Jul 20, 2007

Info Ops, Iranian-Style


The U.S. government tried over the last ten days through diplomatic and other channels to persuade the Iranian government not to broadcast a two-part television program that detailed allegations of spying and American covert destabilization of the Islamic Republic.

Our effort to prevent the broadcast failed.

Using methods that hark back to the years following Iran's 1979 Islamic revolution, Iranian state-run television on Wednesday night broadcast what it called "confessions" of two Iranian-American academics accused of undermining the regime.

Called "In the name of Democracy," the 50-minute film deftly spliced images of "velvet" revolutions in Serbia, Georgia, Ukraine, and Kyrgyzstan with segments of interviews with the two dual citizens. The film sought to portray the detained activists' work for American think tanks and civil-society groups as a tool for a US policy of regime change in Iran.
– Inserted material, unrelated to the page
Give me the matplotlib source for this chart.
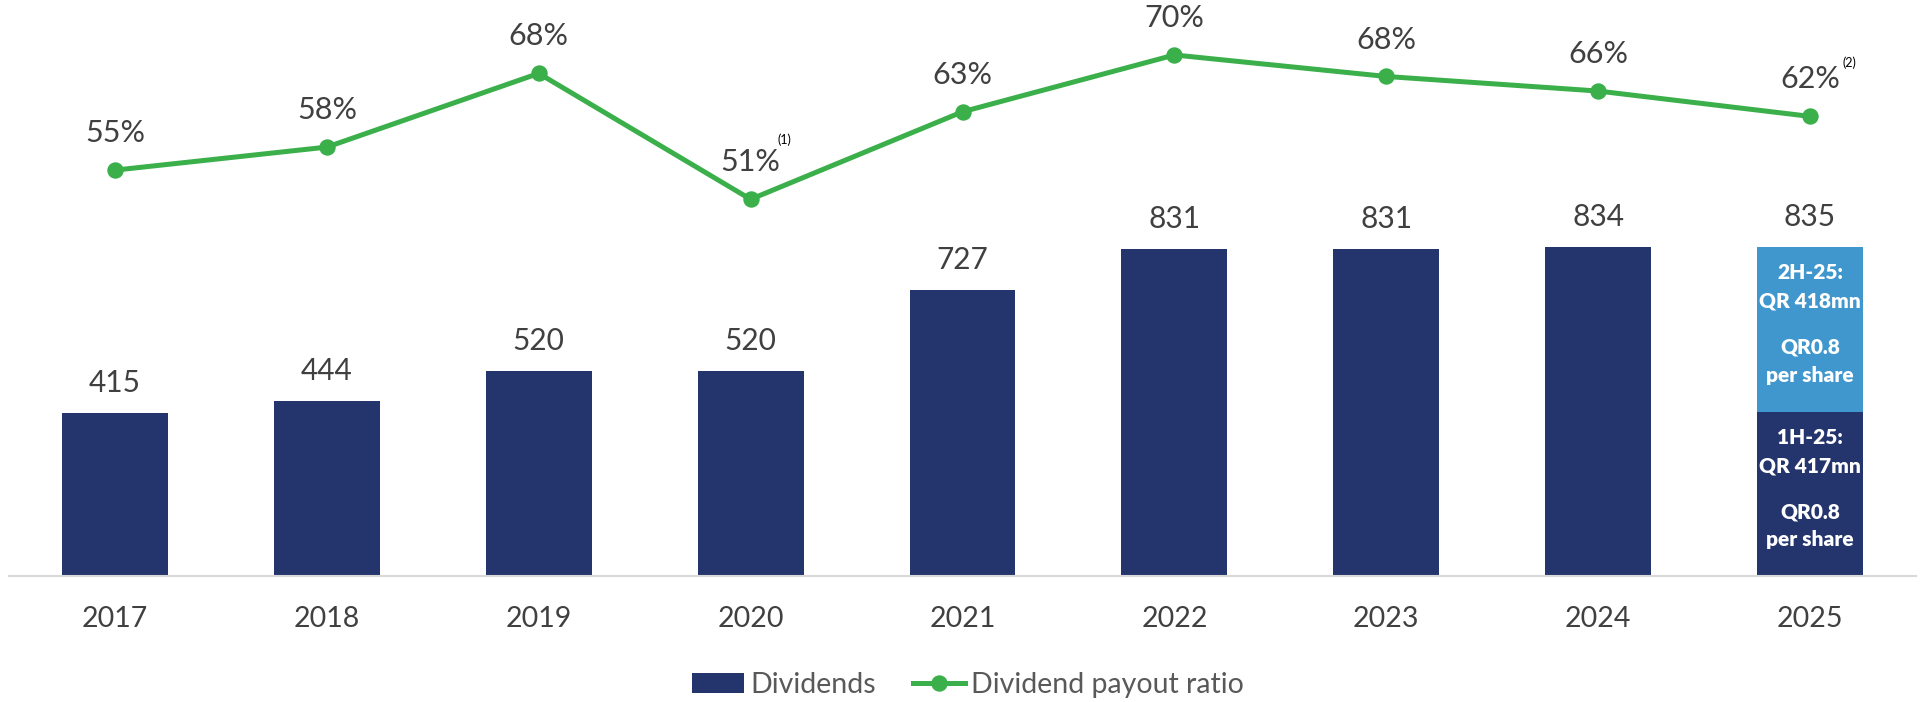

The documentary comes amid one of the most comprehensive crackdowns on political activism since the revolution. Confronted with $75 million worth of pro-democracy funding set aside by the US Congress – and frequent rhetoric about regime change – Tehran is taking a page from its old playbook to fight what it sees as a mounting threat to political stability.

"The impetus comes from die-hard people around [President Mahmoud] Ahmadinejad, the former Revolutionary Guards, people who now dominate the intelligence services," says Ervand Abrahamian, an Iran expert at the City University of New York. "They practiced this under Khomeini, so they are really going back to the old methods [that] did work."

In the film, Haleh Esfandiari, head of Middle East programs at the Woodrow Wilson Center in Washington, spoke of facilitating scholarly exchanges, networks of Iran experts, and meetings at international conferences. Ms. Esfandiari, looking pale and drawn, sat on a couch in a black head scarf and robe beside a plant – not in her cell at Tehran's Evin prison, where she has been held in solitary confinement since May 8.

"What was my role here?" she was heard to ask while describing her work identifying experts. "In the course of these years, when you put these number of meetings back to back, you would come to the conclusion that, willingly or not, a network of connections would be formed," said Esfandiari.

Other segments showed Kian Tajbakhsh, a US-educated urban planner, speaking with notes about his work in Tehran with the Soros Foundation. Mr. Tajbakhsh sat in what appeared to be a wood-paneled office instead of his prison cell. He spoke of an "overt" Soros program, and then other "dimensions" that included creating nongovernmental organizations (NGOs) and bringing Iranian contacts to Europe.

A third academic, Canadian-Iranian Ramin Jahanbegloo, who was held for four months last year and released, said the Wilson Center "receives most of its money ... from the US Congress," and spoke of conferences where he met Americans and some Israelis "who were mostly intelligence agents." ...

"They didn't say anything that would amount to a confession," says an Iranian analyst in Tehran who asked not to be named. "However, when put together with the [velvet revolution] documentary, very, very professionally, with the comments of [all] the individuals, it did give you a feeling: 'Ah, these guys were working together in a network, that is so extensive and [well established] that it would be able to topple the regime.'" ...

The Bush administration has spoken frequently of regime change, and includes Iran as part of an "axis of evil." The vitriol has prompted fears among security forces in Iran of an East European-style "velvet revolution."

In the film, Mr. Bush is seen during a speech saying "the untamed fire of freedom will reach the darkest corners of our world." The movie also shows President Vladimir Putin of Russia – which has clamped down on NGOs over concerns of similar, Western-sponsored unrest – complaining about such pro-democracy efforts.

After showing scenes of street violence abroad, and then in Iran, the narrator asks, "How are velvet revolutions led? Which country is next?"